Data for this task:
— BEGIN —

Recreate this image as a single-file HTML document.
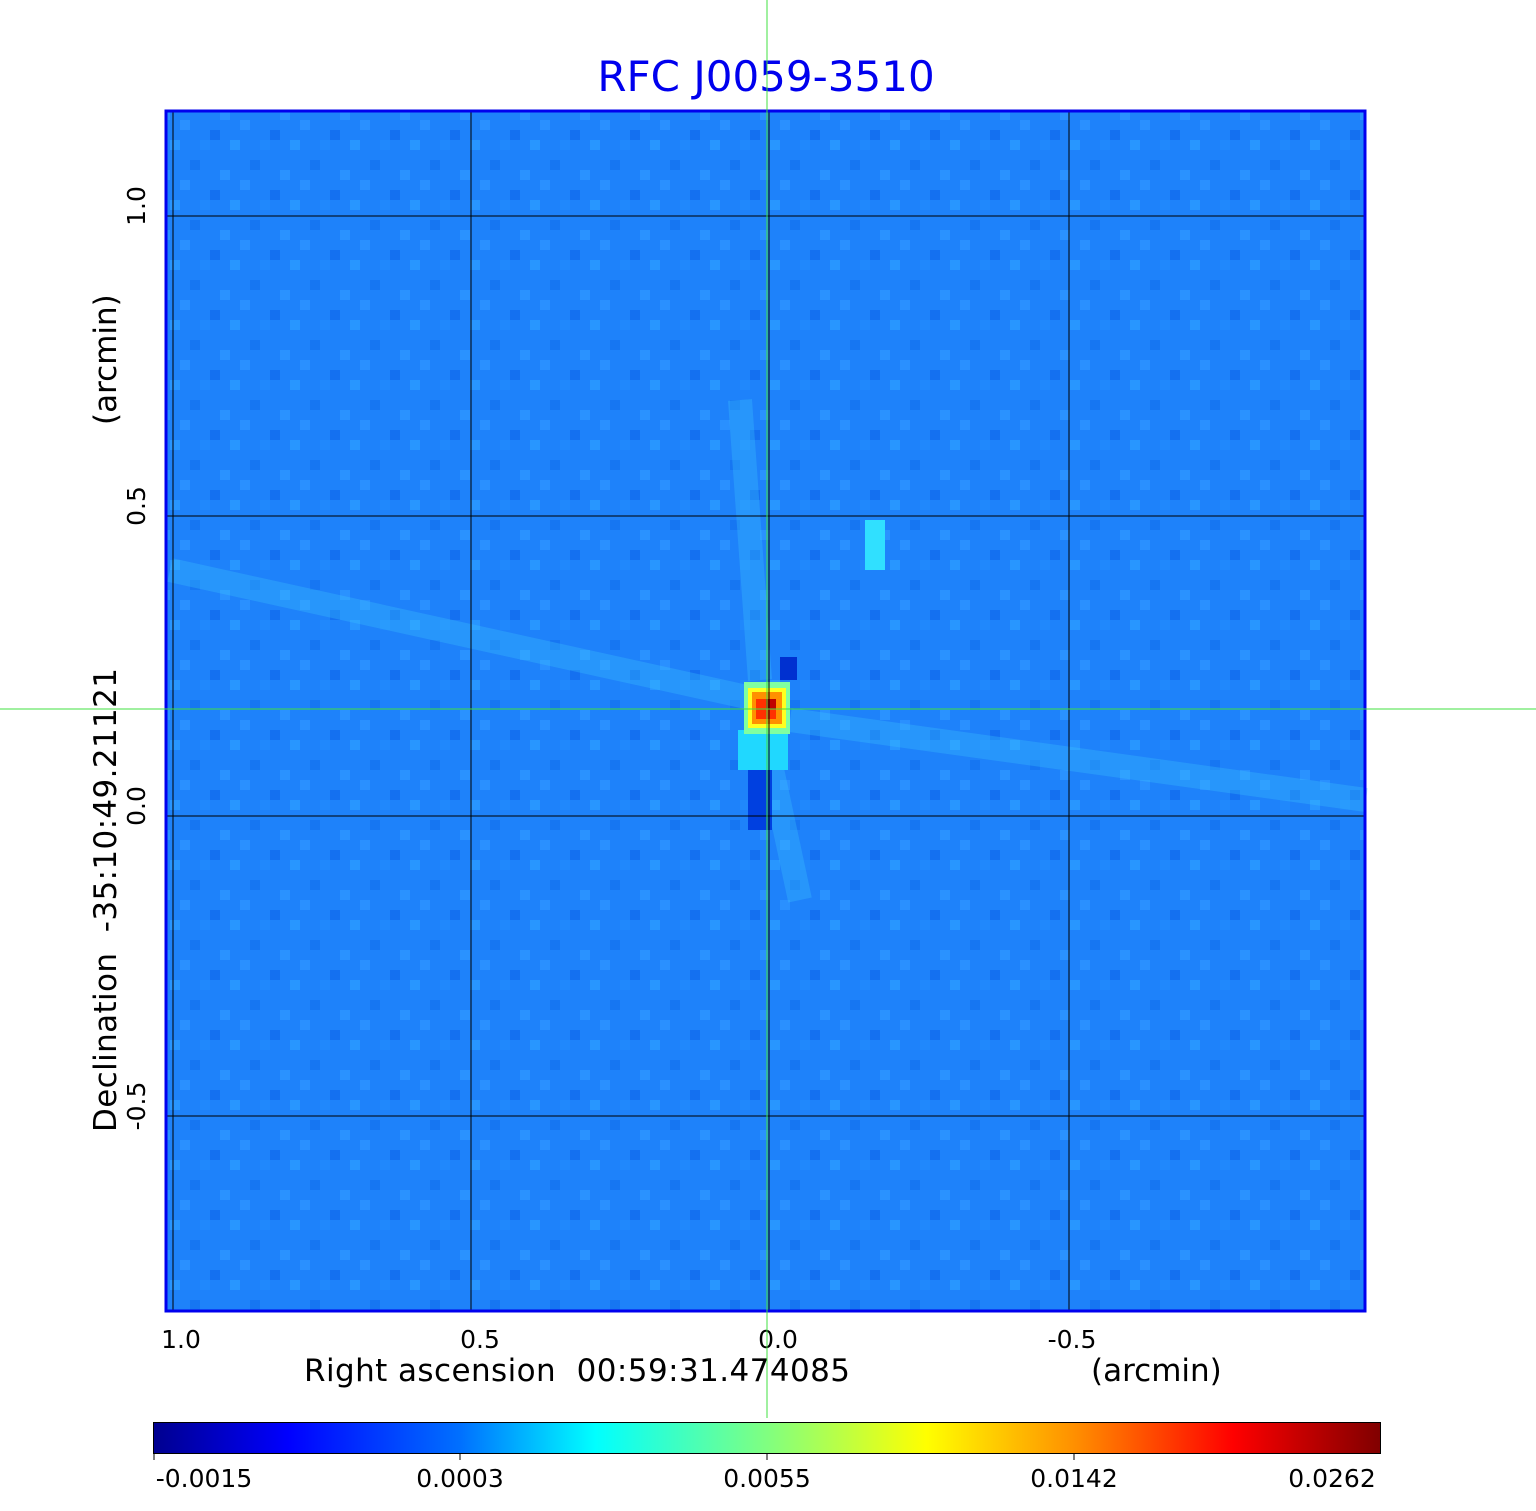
<!DOCTYPE html>
<html><head><style>body{margin:0;background:#fff}svg{display:block}text{white-space:pre}</style></head><body>
<svg width="1536" height="1511" xmlns="http://www.w3.org/2000/svg" font-family="'DejaVu Sans','Liberation Sans',sans-serif" xml:space="preserve">
<defs>
<linearGradient id="jet" x1="0" x2="1" y1="0" y2="0">
<stop offset="0" stop-color="#00008f"/><stop offset="0.11" stop-color="#0000ff"/><stop offset="0.25" stop-color="#0070ff"/><stop offset="0.36" stop-color="#00ffff"/><stop offset="0.5" stop-color="#80ff80"/><stop offset="0.63" stop-color="#ffff00"/><stop offset="0.75" stop-color="#ff9000"/><stop offset="0.88" stop-color="#ff0000"/><stop offset="1" stop-color="#800000"/>
</linearGradient>
<pattern id="noise" width="60" height="60" patternUnits="userSpaceOnUse">
<rect width="60" height="60" fill="#1e82fa"/>
<rect x="0" y="0" width="10" height="10" fill="#2a90ff"/><rect x="30" y="10" width="10" height="10" fill="#1470f0"/>
<rect x="50" y="20" width="10" height="10" fill="#2896ff"/><rect x="10" y="40" width="10" height="10" fill="#1676f2"/>
<rect x="40" y="50" width="10" height="10" fill="#2a92ff"/><rect x="20" y="20" width="10" height="10" fill="#2088fc"/>
</pattern>
</defs>
<text x="766" y="91" font-size="42" fill="#0000ee" text-anchor="middle">RFC J0059-3510</text>
<rect x="165" y="110" width="1201" height="1202" fill="url(#noise)"/>
<g stroke="#40c8ff" stroke-opacity="0.3" stroke-width="24" fill="none">
<line x1="170" y1="570" x2="760" y2="700"/><line x1="790" y1="720" x2="1366" y2="800"/>
<line x1="740" y1="400" x2="760" y2="680"/><line x1="770" y1="760" x2="800" y2="900"/>
</g>
<rect x="865" y="520" width="20" height="50" fill="#30e0ff"/>
<rect x="780" y="657" width="17" height="23" fill="#0030d0"/>
<rect x="748" y="762" width="24" height="68" fill="#0040e0"/>
<rect x="738" y="730" width="50" height="40" fill="#20d8ff"/>
<rect x="744" y="682" width="46" height="52" fill="#80ffa0"/>
<rect x="748" y="688" width="38" height="40" fill="#ffff20"/>
<rect x="752" y="692" width="30" height="32" fill="#ff9000"/>
<rect x="756" y="699" width="20" height="20" fill="#ff3000"/>
<rect x="766" y="699" width="10" height="10" fill="#c00000"/>
<g stroke="#000" stroke-width="1">
<line x1="173" y1="110" x2="173" y2="1312"/><line x1="471" y1="110" x2="471" y2="1312"/><line x1="769" y1="110" x2="769" y2="1312"/><line x1="1069" y1="110" x2="1069" y2="1312"/>
<line x1="165" y1="216" x2="1366" y2="216"/><line x1="165" y1="516" x2="1366" y2="516"/><line x1="165" y1="816" x2="1366" y2="816"/><line x1="165" y1="1116" x2="1366" y2="1116"/>
</g>
<rect x="166" y="111" width="1199" height="1200" fill="none" stroke="#0000ee" stroke-width="3"/>
<g font-size="25" fill="#000">
<text x="181" y="1348" text-anchor="middle">1.0</text><text x="480" y="1348" text-anchor="middle">0.5</text><text x="778" y="1348" text-anchor="middle">0.0</text><text x="1072" y="1348" text-anchor="middle">-0.5</text>
<text transform="translate(145,206) rotate(-90)" text-anchor="middle">1.0</text>
<text transform="translate(145,506) rotate(-90)" text-anchor="middle">0.5</text>
<text transform="translate(145,806) rotate(-90)" text-anchor="middle">0.0</text>
<text transform="translate(145,1106) rotate(-90)" text-anchor="middle">-0.5</text>
</g>
<g font-size="31" fill="#000">
<text x="304" y="1381" textLength="546">Right ascension  00:59:31.474085</text>
<text x="1091" y="1381">(arcmin)</text>
<text transform="translate(116,1132) rotate(-90)" textLength="464">Declination  -35:10:49.21121</text>
<text transform="translate(116,425) rotate(-90)">(arcmin)</text>
</g>
<rect x="153.5" y="1422.5" width="1227" height="31" fill="url(#jet)" stroke="#000"/>
<g stroke="#000"><line x1="460" y1="1453" x2="460" y2="1460"/><line x1="767" y1="1453" x2="767" y2="1460"/><line x1="1074" y1="1453" x2="1074" y2="1460"/><line x1="154" y1="1453" x2="154" y2="1460"/></g>
<g font-size="25" fill="#000" text-anchor="middle">
<text x="204" y="1487">-0.0015</text><text x="460" y="1487">0.0003</text><text x="767" y="1487">0.0055</text><text x="1074" y="1487">0.0142</text><text x="1332" y="1487">0.0262</text>
</g>
<line x1="767" y1="0" x2="767" y2="1418" stroke="#40e040" stroke-width="1"/>
<line x1="0" y1="709" x2="1536" y2="709" stroke="#40e040" stroke-width="1"/>
</svg>
</body></html>
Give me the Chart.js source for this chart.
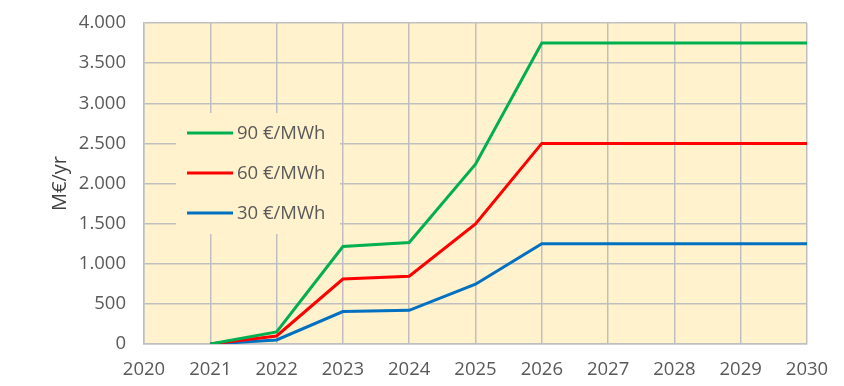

— END —

Restate the whole listing above exactly, please, omitting every image.

Correct answer:
Recreate this image as a single-file HTML document.
<!DOCTYPE html>
<html><head><style>body{margin:0;background:#fff}svg{display:block}text{white-space:pre}</style></head><body>
<svg width="1536" height="1511" xmlns="http://www.w3.org/2000/svg" font-family="'DejaVu Sans','Liberation Sans',sans-serif" xml:space="preserve">
<defs>
<linearGradient id="jet" x1="0" x2="1" y1="0" y2="0">
<stop offset="0" stop-color="#00008f"/><stop offset="0.11" stop-color="#0000ff"/><stop offset="0.25" stop-color="#0070ff"/><stop offset="0.36" stop-color="#00ffff"/><stop offset="0.5" stop-color="#80ff80"/><stop offset="0.63" stop-color="#ffff00"/><stop offset="0.75" stop-color="#ff9000"/><stop offset="0.88" stop-color="#ff0000"/><stop offset="1" stop-color="#800000"/>
</linearGradient>
<pattern id="noise" width="60" height="60" patternUnits="userSpaceOnUse">
<rect width="60" height="60" fill="#1e82fa"/>
<rect x="0" y="0" width="10" height="10" fill="#2a90ff"/><rect x="30" y="10" width="10" height="10" fill="#1470f0"/>
<rect x="50" y="20" width="10" height="10" fill="#2896ff"/><rect x="10" y="40" width="10" height="10" fill="#1676f2"/>
<rect x="40" y="50" width="10" height="10" fill="#2a92ff"/><rect x="20" y="20" width="10" height="10" fill="#2088fc"/>
</pattern>
</defs>
<text x="766" y="91" font-size="42" fill="#0000ee" text-anchor="middle">RFC J0059-3510</text>
<rect x="165" y="110" width="1201" height="1202" fill="url(#noise)"/>
<g stroke="#40c8ff" stroke-opacity="0.3" stroke-width="24" fill="none">
<line x1="170" y1="570" x2="760" y2="700"/><line x1="790" y1="720" x2="1366" y2="800"/>
<line x1="740" y1="400" x2="760" y2="680"/><line x1="770" y1="760" x2="800" y2="900"/>
</g>
<rect x="865" y="520" width="20" height="50" fill="#30e0ff"/>
<rect x="780" y="657" width="17" height="23" fill="#0030d0"/>
<rect x="748" y="762" width="24" height="68" fill="#0040e0"/>
<rect x="738" y="730" width="50" height="40" fill="#20d8ff"/>
<rect x="744" y="682" width="46" height="52" fill="#80ffa0"/>
<rect x="748" y="688" width="38" height="40" fill="#ffff20"/>
<rect x="752" y="692" width="30" height="32" fill="#ff9000"/>
<rect x="756" y="699" width="20" height="20" fill="#ff3000"/>
<rect x="766" y="699" width="10" height="10" fill="#c00000"/>
<g stroke="#000" stroke-width="1">
<line x1="173" y1="110" x2="173" y2="1312"/><line x1="471" y1="110" x2="471" y2="1312"/><line x1="769" y1="110" x2="769" y2="1312"/><line x1="1069" y1="110" x2="1069" y2="1312"/>
<line x1="165" y1="216" x2="1366" y2="216"/><line x1="165" y1="516" x2="1366" y2="516"/><line x1="165" y1="816" x2="1366" y2="816"/><line x1="165" y1="1116" x2="1366" y2="1116"/>
</g>
<rect x="166" y="111" width="1199" height="1200" fill="none" stroke="#0000ee" stroke-width="3"/>
<g font-size="25" fill="#000">
<text x="181" y="1348" text-anchor="middle">1.0</text><text x="480" y="1348" text-anchor="middle">0.5</text><text x="778" y="1348" text-anchor="middle">0.0</text><text x="1072" y="1348" text-anchor="middle">-0.5</text>
<text transform="translate(145,206) rotate(-90)" text-anchor="middle">1.0</text>
<text transform="translate(145,506) rotate(-90)" text-anchor="middle">0.5</text>
<text transform="translate(145,806) rotate(-90)" text-anchor="middle">0.0</text>
<text transform="translate(145,1106) rotate(-90)" text-anchor="middle">-0.5</text>
</g>
<g font-size="31" fill="#000">
<text x="304" y="1381" textLength="546">Right ascension  00:59:31.474085</text>
<text x="1091" y="1381">(arcmin)</text>
<text transform="translate(116,1132) rotate(-90)" textLength="464">Declination  -35:10:49.21121</text>
<text transform="translate(116,425) rotate(-90)">(arcmin)</text>
</g>
<rect x="153.5" y="1422.5" width="1227" height="31" fill="url(#jet)" stroke="#000"/>
<g stroke="#000"><line x1="460" y1="1453" x2="460" y2="1460"/><line x1="767" y1="1453" x2="767" y2="1460"/><line x1="1074" y1="1453" x2="1074" y2="1460"/><line x1="154" y1="1453" x2="154" y2="1460"/></g>
<g font-size="25" fill="#000" text-anchor="middle">
<text x="204" y="1487">-0.0015</text><text x="460" y="1487">0.0003</text><text x="767" y="1487">0.0055</text><text x="1074" y="1487">0.0142</text><text x="1332" y="1487">0.0262</text>
</g>
<line x1="767" y1="0" x2="767" y2="1418" stroke="#40e040" stroke-width="1"/>
<line x1="0" y1="709" x2="1536" y2="709" stroke="#40e040" stroke-width="1"/>
</svg>
</body></html>
Give me the Chart.js source for this chart.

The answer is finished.